The first thing is having a desire to be joyful. If we don’t have that, then we won’t be joyful. So for such a desire, we turn to the Lord and ask Him to give us a joyful spirit. It all starts by turning to Him and realizing that we can’t achieve happiness on our own. It all has to start and end with Jesus. So we turn to the Lord in prayer and ask Him to give us the desire to be joyful, remembering that He isn’t stingy. He wants us to be joyful, especially when it comes to celebrating the birth of Jesus, and He will give us such joy if we ask.
But I know people who have gotten used to being not joyful. They’ve lost the desire to be joyful. It seems too far out of their reach. They’ve even convinced themselves that they can’t be happy or joyful and that nothing can help them, including the Lord. So what’s the use of turning to Jesus. He can’t help. Some people don’t believe in the power of Jesus. "How could He ever lift me out of the doldrums?" Because people doubt, that’s where they stay.
Here is where there is no room for doubt. Jesus says no one should expect to receive anything from God if he doubts. We need to believe that the Lord wants us to be joyful. Paul wouldn’t have commanded us to be joyful if that weren’t God’s will and desire for us. I would encourage us to pray to the Lord and ask Him to give us a desire to be joyful. All things are possible with the Lord. If He created the world from nothing and rose from the dead, He can certainly create a desire to be joyful in our heart.

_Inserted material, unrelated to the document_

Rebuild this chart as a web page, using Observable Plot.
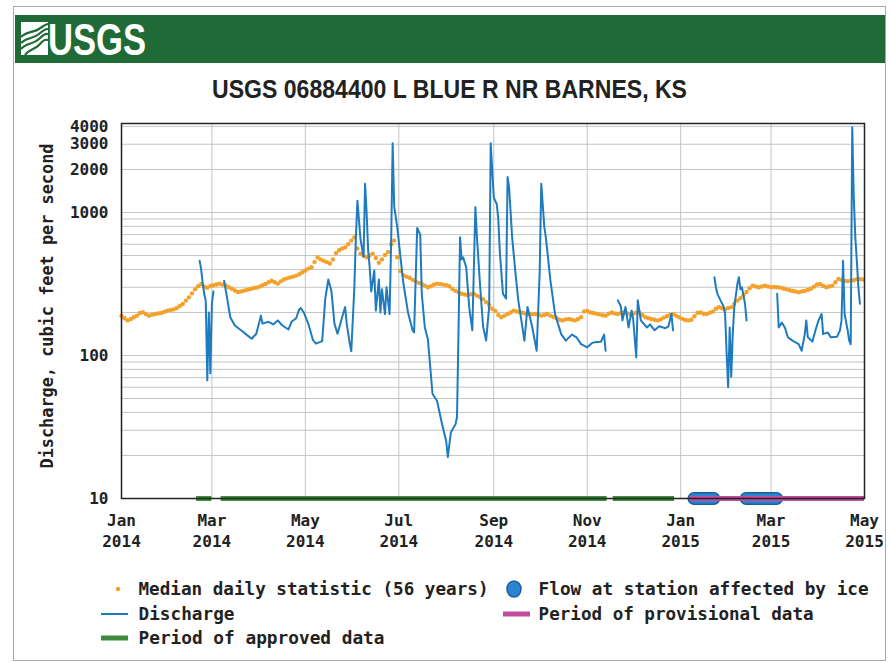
<!DOCTYPE html>
<html><head><meta charset="utf-8">
<script src="https://cdn.jsdelivr.net/npm/d3@7"></script>
<script src="https://cdn.jsdelivr.net/npm/@observablehq/plot@0.6"></script>
<style>
html,body{margin:0;padding:0;background:#fff;}
#page{position:relative;width:891px;height:663px;overflow:hidden;background:#fff;}
#frame{position:absolute;left:13px;top:6px;width:873px;height:655px;border:1px solid #a8a8a8;box-sizing:border-box;}
#banner{position:absolute;left:15px;top:15px;width:870px;height:48px;background:#1f6a36;}
#chart{position:absolute;left:0;top:100px;}
#overlay{position:absolute;left:0;top:0;pointer-events:none;}
.lg{font-family:'DejaVu Sans Mono',monospace;font-weight:bold;font-size:17px;fill:#222;}
</style></head><body>
<div id="page">
  <div id="frame"></div>
  <div id="banner">
    <svg width="870" height="48">
      <rect x="6" y="7" width="27" height="33" fill="#fff"/>
      <path d="M6,22 C12,16 18,18 24,14 S31,9 33,9" stroke="#1f6a36" stroke-width="2.2" fill="none"/>
      <path d="M6,28 C12,22 18,24 24,19 S31,14 33,14" stroke="#1f6a36" stroke-width="2.2" fill="none"/>
      <path d="M6,34 C12,27 18,30 24,24 S31,19 33,19" stroke="#1f6a36" stroke-width="2.2" fill="none"/>
      <path d="M10,40 C15,33 20,35 25,29 S31,25 33,25" stroke="#1f6a36" stroke-width="2.2" fill="none"/>
      <text x="33" y="40" fill="#fff" font-family="'Liberation Sans Narrow','Liberation Sans',sans-serif" font-weight="bold" font-size="44" textLength="98" lengthAdjust="spacingAndGlyphs">USGS</text>
    </svg>
  </div>
  <div id="chart"></div>
  <svg id="overlay" width="891" height="663">
    <text x="449.5" y="98" text-anchor="middle" fill="#222" font-family="'Liberation Sans Narrow','Liberation Sans',sans-serif" font-weight="bold" font-size="25" textLength="475" lengthAdjust="spacingAndGlyphs">USGS 06884400 L BLUE R NR BARNES, KS</text>
    <text class="lg" transform="translate(53,306) rotate(-90)" text-anchor="middle" textLength="325" lengthAdjust="spacingAndGlyphs">Discharge, cubic feet per second</text>
    <circle cx="118" cy="589" r="2.2" fill="#f5a02a"/>
    <text class="lg" x="138.5" y="595" textLength="350" lengthAdjust="spacingAndGlyphs">Median daily statistic (56 years)</text>
    <ellipse cx="514" cy="589" rx="7" ry="8" fill="#2b84d0" stroke="#1a5f9e" stroke-width="1.5"/>
    <text class="lg" x="538.6" y="595" textLength="330" lengthAdjust="spacingAndGlyphs">Flow at station affected by ice</text>
    <line x1="101" x2="128" y1="614" y2="614" stroke="#1f7bbf" stroke-width="2"/>
    <text class="lg" x="138.5" y="620" textLength="96" lengthAdjust="spacingAndGlyphs">Discharge</text>
    <rect x="503" y="611.5" width="27" height="5" fill="#c24d9f"/>
    <text class="lg" x="538.6" y="620" textLength="275" lengthAdjust="spacingAndGlyphs">Period of provisional data</text>
    <rect x="101" y="635.5" width="27" height="5" fill="#3c8c3c"/>
    <text class="lg" x="138.5" y="644" textLength="246" lengthAdjust="spacingAndGlyphs">Period of approved data</text>
  </svg>
</div>
<script>
// ---- data ----
const xTickDates = ["2014-01-01","2014-03-01","2014-05-01","2014-07-01","2014-09-01","2014-11-01","2015-01-01","2015-03-01","2015-05-01"];
const yTickValues = [10, 100, 1000, 2000, 3000, 4000];
const yGridValues = [20,30,40,50,60,70,80,90,100,200,300,400,500,600,700,800,900,1000,2000,3000,4000];

// Median daily statistic (56 years), one value every 2 days starting 2014-01-01
const medianStart = "2014-01-01";
const medianStepDays = 2;
const medianCfs = [
  190,182,176,180,185,190,198,201,194,190,
  193,195,197,198,202,206,208,210,215,222,
  229,242,255,272,290,305,316,303,298,306,
  310,314,318,312,308,300,293,285,278,280,
  284,288,292,295,298,303,310,316,325,333,
  325,318,330,340,346,352,356,362,370,382,
  393,405,414,450,485,470,460,450,440,470,
  520,545,560,570,600,636,670,560,516,500,
  486,500,516,480,445,470,505,530,600,636,
  486,390,365,356,350,338,330,322,316,308,
  300,305,314,318,316,313,310,305,292,283,
  276,270,267,265,268,270,262,256,248,236,
  226,212,205,192,185,190,195,200,206,203,
  201,199,196,195,194,195,193,190,192,195,
  190,186,182,178,176,179,180,178,176,180,
  185,203,205,200,198,196,194,191,190,196,
  200,197,195,198,200,197,195,197,199,200,
  192,185,182,180,178,176,179,184,188,193,
  195,190,185,181,177,176,178,188,199,200,
  196,195,199,203,212,218,214,210,215,218,
  230,242,252,265,278,295,308,304,300,304,
  308,304,300,302,300,298,294,290,286,283,
  280,277,280,283,288,293,303,314,316,306,
  300,304,308,325,343,338,333,331,333,336,
  342,343,340
];

// Discharge (cfs); null marks a break in the record
const dischargeDates = [
  "2014-02-21","2014-02-22","2014-02-23","2014-02-24","2014-02-25","2014-02-26","2014-02-27","2014-02-28","2014-03-01","2014-03-02",
  "2014-03-05",
  "2014-03-09","2014-03-11","2014-03-13","2014-03-16","2014-03-20","2014-03-25","2014-03-27","2014-03-30","2014-04-02","2014-04-03",
  "2014-04-07","2014-04-10","2014-04-13","2014-04-16","2014-04-20","2014-04-22","2014-04-25","2014-04-27","2014-04-28","2014-04-30",
  "2014-05-03","2014-05-06","2014-05-08","2014-05-12","2014-05-14","2014-05-16","2014-05-18","2014-05-20","2014-05-22","2014-05-25",
  "2014-05-27","2014-05-28","2014-05-30","2014-05-31","2014-06-02","2014-06-03","2014-06-04","2014-06-06","2014-06-08","2014-06-09",
  "2014-06-10","2014-06-11","2014-06-12","2014-06-13","2014-06-15","2014-06-16","2014-06-18","2014-06-19","2014-06-20","2014-06-22",
  "2014-06-23","2014-06-25","2014-06-26","2014-06-27","2014-06-28","2014-06-30","2014-07-02","2014-07-04","2014-07-07","2014-07-10",
  "2014-07-11","2014-07-13","2014-07-15","2014-07-16","2014-07-18","2014-07-20","2014-07-23","2014-07-26","2014-07-29","2014-08-01",
  "2014-08-02","2014-08-04","2014-08-07","2014-08-08","2014-08-09","2014-08-10","2014-08-11","2014-08-12","2014-08-14","2014-08-16",
  "2014-08-18","2014-08-20","2014-08-21","2014-08-23","2014-08-25","2014-08-27","2014-08-29","2014-08-30","2014-09-01","2014-09-03",
  "2014-09-04","2014-09-05","2014-09-07","2014-09-09","2014-09-10","2014-09-11","2014-09-13","2014-09-15","2014-09-17","2014-09-19",
  "2014-09-21","2014-09-23","2014-09-26","2014-09-29","2014-10-01","2014-10-02","2014-10-04","2014-10-05","2014-10-08","2014-10-11",
  "2014-10-15","2014-10-18","2014-10-22","2014-10-25","2014-10-28","2014-11-01","2014-11-04","2014-11-06","2014-11-10","2014-11-12",
  "2014-11-13",
  "2014-11-17",
  "2014-11-21","2014-11-23","2014-11-24","2014-11-26","2014-11-28","2014-11-30","2014-12-01","2014-12-03","2014-12-04","2014-12-06",
  "2014-12-10","2014-12-12","2014-12-15","2014-12-18","2014-12-22","2014-12-24","2014-12-26","2014-12-27",
  "2015-01-10",
  "2015-01-23","2015-01-24","2015-01-25","2015-01-27","2015-01-29","2015-01-30","2015-01-31","2015-02-01","2015-02-02","2015-02-03",
  "2015-02-04","2015-02-05","2015-02-07","2015-02-08","2015-02-09","2015-02-10","2015-02-12","2015-02-13",
  "2015-02-25",
  "2015-03-05","2015-03-06","2015-03-08","2015-03-10","2015-03-12","2015-03-15","2015-03-19","2015-03-21","2015-03-23","2015-03-24",
  "2015-03-25","2015-03-28","2015-03-30","2015-04-01","2015-04-03","2015-04-04","2015-04-07","2015-04-09","2015-04-13","2015-04-15",
  "2015-04-16","2015-04-17","2015-04-18","2015-04-20","2015-04-21","2015-04-22","2015-04-23","2015-04-24","2015-04-25","2015-04-26",
  "2015-04-27","2015-04-28"
];
const dischargeCfs = [
  460,400,320,270,240,67,200,75,230,280,
  null,
  333,250,185,162,150,136,131,142,190,167,
  172,165,176,162,152,172,182,210,215,200,
  166,128,121,126,250,340,283,167,142,185,
  218,167,121,107,300,670,1210,650,490,1590,
  1000,543,414,280,393,206,340,200,290,195,
  300,195,607,3050,1100,790,500,320,200,150,
  145,780,700,270,157,130,54,48,34,25,
  19.5,29,33,37,150,670,470,486,414,215,
  150,1090,680,316,160,127,220,3050,1275,1140,
  880,520,270,250,1770,1500,670,393,243,176,
  127,218,160,108,393,1590,790,670,333,195,
  141,127,140,134,120,114,122,124,125,140,
  108,
  null,
  243,220,176,218,157,206,180,97,243,176,
  157,165,150,160,155,160,195,150,
  null,
  353,300,270,243,220,195,103,60,157,71,
  141,218,316,353,290,300,230,176,
  null,
  270,157,170,157,134,127,120,108,141,176,
  134,125,150,176,195,141,145,134,135,150,
  176,460,195,150,127,120,3950,1275,670,460,
  300,230
];

const approvedStart = ["2014-02-19","2014-03-07","2014-11-18"];
const approvedEnd   = ["2014-03-01","2014-11-14","2014-12-28"];
const provisionalStart = ["2015-01-07"];
const provisionalEnd   = ["2015-05-01"];
const iceStart = ["2015-01-10","2015-02-13"];
const iceEnd   = ["2015-01-23","2015-03-05"];

const monthNames = ["Jan","Feb","Mar","Apr","May","Jun","Jul","Aug","Sep","Oct","Nov","Dec"];

// ---- build tables ----
const parse = s => new Date(s + "T00:00:00Z");
const median = medianCfs.map((v, i) => ({date: d3.utcDay.offset(parse(medianStart), i * medianStepDays), value: v}));
const discharge = dischargeDates.map((d, i) => ({date: parse(d), value: dischargeCfs[i]}));
const periods = (s, e) => s.map((d, i) => ({start: parse(d), end: parse(e[i])}));
const approved = periods(approvedStart, approvedEnd);
const provisional = periods(provisionalStart, provisionalEnd);
const ice = periods(iceStart, iceEnd);
const xTicks = xTickDates.map(parse);

const chart = Plot.plot({
  width: 891, height: 470,
  marginLeft: 121, marginRight: 27, marginTop: 23, marginBottom: 72,
  style: {fontFamily: "'DejaVu Sans Mono', monospace", fontSize: "16px", fontWeight: "bold", color: "#222", background: "transparent"},
  x: {type: "utc", domain: [xTicks[0], xTicks[xTicks.length - 1]]},
  y: {type: "log", domain: [10, 4190]},
  marks: [
    Plot.ruleY(yGridValues, {stroke: "#c4c4c4", strokeWidth: 1}),
    Plot.ruleX(xTicks, {stroke: "#c4c4c4", strokeWidth: 1}),
    Plot.dot(median, {x: "date", y: "value", r: 2.2, fill: "#f4a12c"}),
    Plot.line(discharge, {x: "date", y: "value", stroke: "#1f7bbf", strokeWidth: 2}),
    Plot.ruleY(ice, {y: () => 10, x1: "start", x2: "end", stroke: "#1a5f9e", strokeWidth: 13, strokeLinecap: "round"}),
    Plot.ruleY(ice, {y: () => 10, x1: "start", x2: "end", stroke: "#2b84d0", strokeWidth: 10, strokeLinecap: "round"}),
    Plot.ruleY(approved, {y: () => 10, x1: "start", x2: "end", stroke: "#3c8c3c", strokeWidth: 5}),
    Plot.ruleY(provisional, {y: () => 10, x1: "start", x2: "end", stroke: "#c24d9f", strokeWidth: 5}),
    Plot.frame({stroke: "#222", strokeWidth: 1.5}),
    Plot.axisX({ticks: xTicks, tickFormat: d => `${monthNames[d.getUTCMonth()]}\n${d.getUTCFullYear()}`, tickSize: 0, tickPadding: 13, lineHeight: 1.3, label: null}),
    Plot.axisY({ticks: yTickValues, tickFormat: d => String(d), tickSize: 0, tickPadding: 13, label: null})
  ]
});
document.getElementById("chart").appendChild(chart);
</script>
</body></html>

It goes against reason not wanting to be joyful. What does a person gain by wanting to remain in a state of unhappiness? Nothing. Besides, God wants us to welcome and celebrate His coming with joy. I’ve never heard of a sorrow party. "Let’s celebrate Jesus birth by being sad. I don’t want to feel good about it." Have we ever heard of anything like that before? It’s hard for me to even think that way.
No, the Lord wants us to be joyful and will give that joy to us if we don’t already have it. Turn to Him and ask for a desire to be joyous during this Advent season as we anticipate Jesus’ birth.

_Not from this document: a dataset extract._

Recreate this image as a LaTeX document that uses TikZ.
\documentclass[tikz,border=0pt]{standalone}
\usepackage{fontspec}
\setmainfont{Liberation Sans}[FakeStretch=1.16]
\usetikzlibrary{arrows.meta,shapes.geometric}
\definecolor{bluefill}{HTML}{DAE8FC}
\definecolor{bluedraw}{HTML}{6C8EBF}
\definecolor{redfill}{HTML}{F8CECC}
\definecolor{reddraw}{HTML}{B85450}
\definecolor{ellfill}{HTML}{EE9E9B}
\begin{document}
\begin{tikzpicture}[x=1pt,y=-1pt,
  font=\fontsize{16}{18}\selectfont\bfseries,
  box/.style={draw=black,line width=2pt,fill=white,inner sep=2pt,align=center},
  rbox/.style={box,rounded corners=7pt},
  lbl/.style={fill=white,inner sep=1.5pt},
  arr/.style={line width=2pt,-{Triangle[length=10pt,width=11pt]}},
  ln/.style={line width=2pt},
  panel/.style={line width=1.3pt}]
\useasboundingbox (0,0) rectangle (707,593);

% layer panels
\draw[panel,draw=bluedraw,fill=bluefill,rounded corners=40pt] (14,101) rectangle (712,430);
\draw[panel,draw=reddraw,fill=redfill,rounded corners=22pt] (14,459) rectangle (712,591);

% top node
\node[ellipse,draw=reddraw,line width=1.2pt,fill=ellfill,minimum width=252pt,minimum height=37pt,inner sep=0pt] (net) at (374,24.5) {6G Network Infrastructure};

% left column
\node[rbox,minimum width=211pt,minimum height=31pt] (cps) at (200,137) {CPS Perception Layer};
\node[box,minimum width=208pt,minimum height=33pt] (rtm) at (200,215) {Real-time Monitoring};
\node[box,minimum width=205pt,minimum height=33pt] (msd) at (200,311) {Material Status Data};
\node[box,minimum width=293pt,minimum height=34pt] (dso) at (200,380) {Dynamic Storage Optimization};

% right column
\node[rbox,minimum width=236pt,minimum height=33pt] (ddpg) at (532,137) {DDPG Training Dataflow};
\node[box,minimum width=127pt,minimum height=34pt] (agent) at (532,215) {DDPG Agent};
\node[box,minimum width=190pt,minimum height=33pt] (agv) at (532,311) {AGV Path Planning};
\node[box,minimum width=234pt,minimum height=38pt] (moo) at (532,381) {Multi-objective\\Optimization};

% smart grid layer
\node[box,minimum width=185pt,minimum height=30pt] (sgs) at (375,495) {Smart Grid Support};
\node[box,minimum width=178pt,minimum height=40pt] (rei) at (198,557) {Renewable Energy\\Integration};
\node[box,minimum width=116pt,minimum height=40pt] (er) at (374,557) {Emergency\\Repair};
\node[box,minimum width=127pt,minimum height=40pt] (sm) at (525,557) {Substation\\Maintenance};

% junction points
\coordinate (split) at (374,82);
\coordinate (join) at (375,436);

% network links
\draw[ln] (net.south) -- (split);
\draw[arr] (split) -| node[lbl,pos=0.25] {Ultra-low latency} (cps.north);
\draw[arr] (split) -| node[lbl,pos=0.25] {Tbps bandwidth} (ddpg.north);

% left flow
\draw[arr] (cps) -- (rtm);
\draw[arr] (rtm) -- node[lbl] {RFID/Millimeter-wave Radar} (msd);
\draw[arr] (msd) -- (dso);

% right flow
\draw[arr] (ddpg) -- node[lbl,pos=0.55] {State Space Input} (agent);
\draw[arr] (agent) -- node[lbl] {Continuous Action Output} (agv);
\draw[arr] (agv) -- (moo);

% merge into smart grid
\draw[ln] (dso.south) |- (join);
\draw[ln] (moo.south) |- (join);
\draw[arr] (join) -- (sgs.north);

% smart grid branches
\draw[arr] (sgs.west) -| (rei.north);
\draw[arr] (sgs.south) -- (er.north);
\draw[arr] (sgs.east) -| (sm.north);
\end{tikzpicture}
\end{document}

Secondly, once God has given us joy, we need to keep it going. And God is the fuel to keep it going. Those of us who own a car realize that it takes fuel to keep the car running. What happens when the car runs out of fuel? It doesn’t go anymore. It has to be refilled in order to move again. We have to constantly put gas in the car to keep it running. In the same way we need to fill up with God in order to keep our joy going. Life in general tends to deprive us of joy. It wears us down. If we don’t fill up with God, our joy will stop running.
In our text, Paul says "rejoice always." How can we do that? By filling up with the Lord. He is the high-octane fuel that keeps us going.
Unfortunately, people will try to cut corners, even we Christians at times. We’ll try to fill up with entertainment to keep our joy going. We’ll turn to alcohol. We’ll turn to money in the hope of keeping our joy up and running. But in the long run these things won’t keep our joy alive. They may work for a little bit, but eventually we’ll come to realize that they don’t work forever. We need a quality fuel, which is God, to keep us going.
Some people buy ethanol to run their car instead of buying the gas that is recommended. The ethanol is cheaper. The ethanol works for a while but it can ruin the engine of a car that isn’t made to run using a high concentration of ethanol. Plus, the ethanol doesn’t contain the same amount of energy that gasoline does.
We can cut corners for a while. But in the end, we won’t come out ahead. We can try finding joy and happiness in other things besides God, but in the end we’ll be disappointed. Our joy won’t last forever without God.
And thirdly, we need to focus our joy on Jesus Christ and what He did for us. The reason we can be joyous in the first place is because of what He did for us on the cross. He saved us from extinction. He came into the world like one of us to give us an eternal joy that no one can take from us. He rose from the dead to give us hope. No one can change or take away from us what Jesus has done for us. Why not focus our joy on something that lasts forever and not on some fleeting pleasure?
So, let me summarize what I’ve said regarding joy. First, we need to desire to be full of joy. We turn to the Lord and ask Him to give us that joy. Secondly, we need to keep that joy going. God Almighty is our fuel. He keeps us running. And thirdly, we focus our joy on Jesus, who is our everlasting joy. I believe we all want to celebrate our Savior’s birth in a spirit of joy. His birth is very much deserving of our joy.
If we are joyful, we fulfill Paul’s exhortation to rejoice and be joyful always in our text. This doesn’t mean that our joy is to be a kind of escape from reality. I know people who stress the positive at the expense of dealing with issues. It’s a way to ignore the reality of problems. No one likes to deal with problems because it’s a hassle. But problems often times don’t just go away. They have to be dealt with. Paul is not encouraging us to put a fake smile on our face and walk away from problems. He’s not preaching a skin-deep or plastic joy. Instead, he means a genuine rejoicing based on the goodness of God, a joy rooted in the Gospel of Jesus Christ.
I pray that our joy will be rooted in the love of Jesus. May that joy show itself in our joyful celebration of Jesus’ birth.